Moving to sentence level incrementality, consider the following experiment, with the ambigous sentence "Put the apple on the towel in the box" and the unambigous sentence "Put the apple that's on the towel in the box". In the 1-referent context, where there are 2 towels, one with an apple on it, and a pencil (distraction) and a box, those who got the ambigous instruction first look at the apple, then the towel which did not have the apple on it(since there is ambiguit in the beginning "Put the apple on the towel…"), and then put the apple in the box. In the 2-referent context, where instead of the pencil we have have instead of the pencil a napkin with an apple on it, upon hearing "Put the apple…" users look at both apples very quickly and hearing "on the towel" from the ambigous instruction fixate on the apple on the towel and hearing "in the box" put it on the box, rarely looking at the irrelevant towel. Hence with a 1-referent context there is a garden path effect where the towel is treated as the destination of the towel. Adding a visual context of 1 more apple made the garden path effect go away.
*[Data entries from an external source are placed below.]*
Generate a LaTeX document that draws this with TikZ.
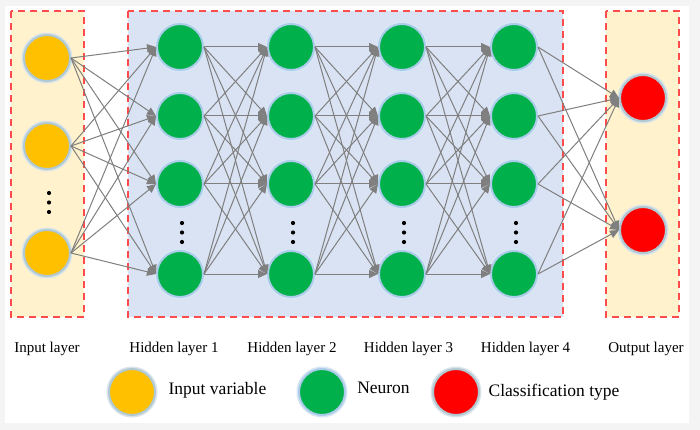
\documentclass[tikz,border=0pt]{standalone}
\usepackage{fontspec}
\setmainfont{Liberation Serif}
\usetikzlibrary{arrows.meta}
\definecolor{bgray}{HTML}{F4F4F4}
\definecolor{boxyellow}{HTML}{FFF2CC}
\definecolor{boxblue}{HTML}{DAE3F3}
\definecolor{dashred}{HTML}{FF4B4B}
\definecolor{nyellow}{HTML}{FFC000}
\definecolor{ngreen}{HTML}{00B04A}
\definecolor{nred}{HTML}{FF0000}
\definecolor{glowblue}{HTML}{9DC3E6}
\definecolor{glowgray}{HTML}{A3BFCB}
\definecolor{conngray}{HTML}{7F7F7F}
\tikzset{
  layerbox/.style={draw=dashred, line width=1.1pt, dash pattern=on 7pt off 5pt},
  neuronbase/.style={circle, minimum size=46pt, inner sep=0pt, line width=2pt,
     preaction={draw=#1!40, line width=5pt}, draw=#1!85},
  innode/.style={neuronbase=glowgray, fill=nyellow},
  hidnode/.style={neuronbase=glowblue, fill=ngreen},
  outnode/.style={neuronbase=glowgray, fill=nred},
  dotnode/.style={circle, fill=black, minimum size=4.2pt, inner sep=0pt},
  conn/.style={draw=conngray, line width=1pt, -{Triangle[length=9pt,width=8pt]}},
  layerlabel/.style={anchor=base, inner sep=0pt, font=\fontsize{15}{18}\selectfont},
  legendlabel/.style={anchor=base, inner sep=0pt, font=\fontsize{17.5}{21}\selectfont}
}
\begin{document}
\begin{tikzpicture}[x=1pt,y=-1pt]
\useasboundingbox (0,0) rectangle (700,430);
\fill[bgray] (0,0) rectangle (700,430);
\fill[white] (5,6) rectangle (689,423);
% layer boxes
\filldraw[layerbox, fill=boxyellow] (11,11) rectangle (84,317);
\filldraw[layerbox, fill=boxblue] (128,11) rectangle (563,317);
\filldraw[layerbox, fill=boxyellow] (606,11) rectangle (679,317);
% input nodes
\node[innode] (i1) at (47,58) {};
\node[innode] (i2) at (47,146) {};
\node[innode] (i3) at (47,253) {};
% hidden nodes
\foreach \l/\x in {1/180,2/291,3/402,4/514}{
  \node[hidnode] (h\l1) at (\x,47) {};
  \node[hidnode] (h\l2) at (\x,116) {};
  \node[hidnode] (h\l3) at (\x,184) {};
  \node[hidnode] (h\l4) at (\x,274) {};
  \node[dotnode] (d\l a) at (\x+2,223) {};
  \node[dotnode] (d\l b) at (\x+2,232.5) {};
  \node[dotnode] (d\l c) at (\x+2,242) {};
}
% output nodes
\node[outnode] (o1) at (643,98) {};
\node[outnode] (o2) at (643,230) {};
% input dots
\node[dotnode] (dia) at (49,193) {};
\node[dotnode] (dib) at (49,202.5) {};
\node[dotnode] (dic) at (49,212) {};
% connections
\foreach \a in {1,2,3}{
  \foreach \b in {1,2,3,4}{
    \draw[conn] (i\a.east) -- (h1\b.west);
  }
}
\foreach \l/\m in {1/2,2/3,3/4}{
  \foreach \a in {1,2,3,4}{
    \foreach \b in {1,2,3,4}{
      \draw[conn] (h\l\a.east) -- (h\m\b.west);
    }
  }
}
\foreach \a in {1,2,3,4}{
  \foreach \b in {1,2}{
    \draw[conn] (h4\a.east) -- (o\b.west);
  }
}
% layer labels
\node[layerlabel] (li) at (47,352) {Input layer};
\node[layerlabel] (lh1) at (174,352) {Hidden layer 1};
\node[layerlabel] (lh2) at (292,352) {Hidden layer 2};
\node[layerlabel] (lh3) at (408.5,352) {Hidden layer 3};
\node[layerlabel] (lh4) at (525.5,352) {Hidden layer 4};
\node[layerlabel] (lo) at (646,352) {Output layer};
% legend
\node[innode] (lg1) at (132,392) {};
\node[hidnode] (lg2) at (322,392) {};
\node[outnode] (lg3) at (456,392) {};
\node[legendlabel] (lt1) at (217.5,394) {Input variable};
\node[legendlabel] (lt2) at (383.5,393) {Neuron};
\node[legendlabel] (lt3) at (554,396) {Classification type};
\end{tikzpicture}
\end{document}
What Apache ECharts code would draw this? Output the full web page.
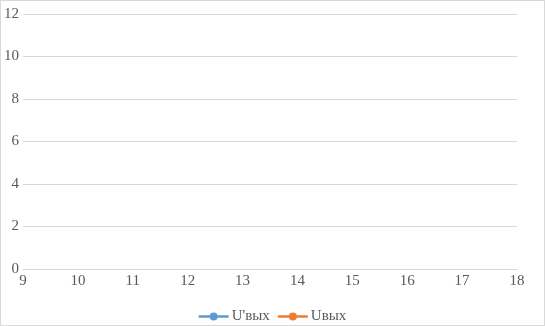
<!DOCTYPE html>
<html><head><meta charset="utf-8">
<script src="https://cdn.jsdelivr.net/npm/echarts@6/dist/echarts.min.js"></script>
<style>
html,body{margin:0;padding:0;background:#fff;}
#c{position:absolute;left:0;top:0;width:543px;height:324px;border:1px solid #d9d9d9;}
</style></head>
<body><div id="c"></div>
<script>
const seriesNames = ["U'вых", "Uвых"];
const seriesColors = ['#5b9bd5', '#ed7d31'];
const uPrimeOut = [];
const uOut = [];
const xMin = 9, xMax = 18, xStep = 1;
const yMin = 0, yMax = 12, yStep = 2;

const chart = echarts.init(document.getElementById('c'), null, {renderer: 'canvas'});
const font = '"Liberation Serif", "Times New Roman", serif';
const icon = 'path://M0,4.7H11.5V7.3H0Z M18.5,4.7H30V7.3H18.5Z M19,6A4,4 0 1 1 11,6A4,4 0 1 1 19,6Z';
chart.setOption({
  animation: false,
  textStyle: {fontFamily: font},
  grid: {left: 22, right: 27, top: 13, bottom: 56, containLabel: false},
  xAxis: {
    type: 'value', min: xMin, max: xMax, interval: xStep,
    axisLine: {show: true, lineStyle: {color: '#d9d9d9'}},
    axisTick: {show: false},
    splitLine: {show: false},
    axisLabel: {color: '#595959', fontSize: 15, fontFamily: font, margin: 5}
  },
  yAxis: {
    type: 'value', min: yMin, max: yMax, interval: yStep,
    axisLine: {show: false}, axisTick: {show: false},
    splitLine: {lineStyle: {color: '#d9d9d9', width: 1}},
    axisLabel: {color: '#595959', fontSize: 15, fontFamily: font, margin: 4}
  },
  legend: {
    bottom: -4, left: 'center', itemWidth: 30, itemHeight: 9, itemGap: 8,
    textStyle: {color: '#595959', fontSize: 15, fontFamily: font, padding: [0, 0, 0, -2]},
    data: [
      {name: seriesNames[0], icon: icon},
      {name: seriesNames[1], icon: icon}
    ]
  },
  series: [
    {name: seriesNames[0], type: 'line', data: uPrimeOut, color: seriesColors[0],
     symbol: 'circle', symbolSize: 7, lineStyle: {width: 2.5}},
    {name: seriesNames[1], type: 'line', data: uOut, color: seriesColors[1],
     symbol: 'circle', symbolSize: 7, lineStyle: {width: 2.5}}
  ]
});
</script></body></html>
Moving beyond experiments, consider the sentence A "cuts" B, where A,B could be:
- The lumberjack, wood.
- The pastry chef, cake.
- The butcher, meat.
- The boy, paper.
- Using a saw, the boy, wood.
- Using a saw the surgeon, the bone.
- At the restaurant the surgeon, the steak.
The word "cut" hence occupies a region in the state space which is like an attractor state from A, and a repeller state to B, kind of like a bottle-neck, allowing for the word cut to have even metaphorical meaning, e.g. "those words really cut in to me". This dynamical systems perspective is in constrast to the static tree based representation of "things".

Moving onto dynamics of language across two people, there is the following experiment. 2 speakers, a male and female, say a story which is recorded. They are both super-imposed in a way that you can see one of them if you look just right, and this is shown to 2 listeners, one of whom is asked to concentrate on the male speaker, the other on the female speaker. We see that the EEG signal of the person listening to the male speaker is more correlated with the male speaker's EEG signal than the female speakers EEG activity and vice versa, since they are thinking about the event they had just listened to. Other thant that, there are also experiments showing coupled eye movement and also coupled postural sway between conversational partners. These are 3 examples where a brain and body of 1 person having a conversation with the brain and body of another person gets correlated with the sway, eye-movement and brain activity, behaving a little bit like 1 system, a dynamical system which is coordinated in a fashion to solve a puzzle, carry out a coherent conversation, finish each others sentences once in a while etc.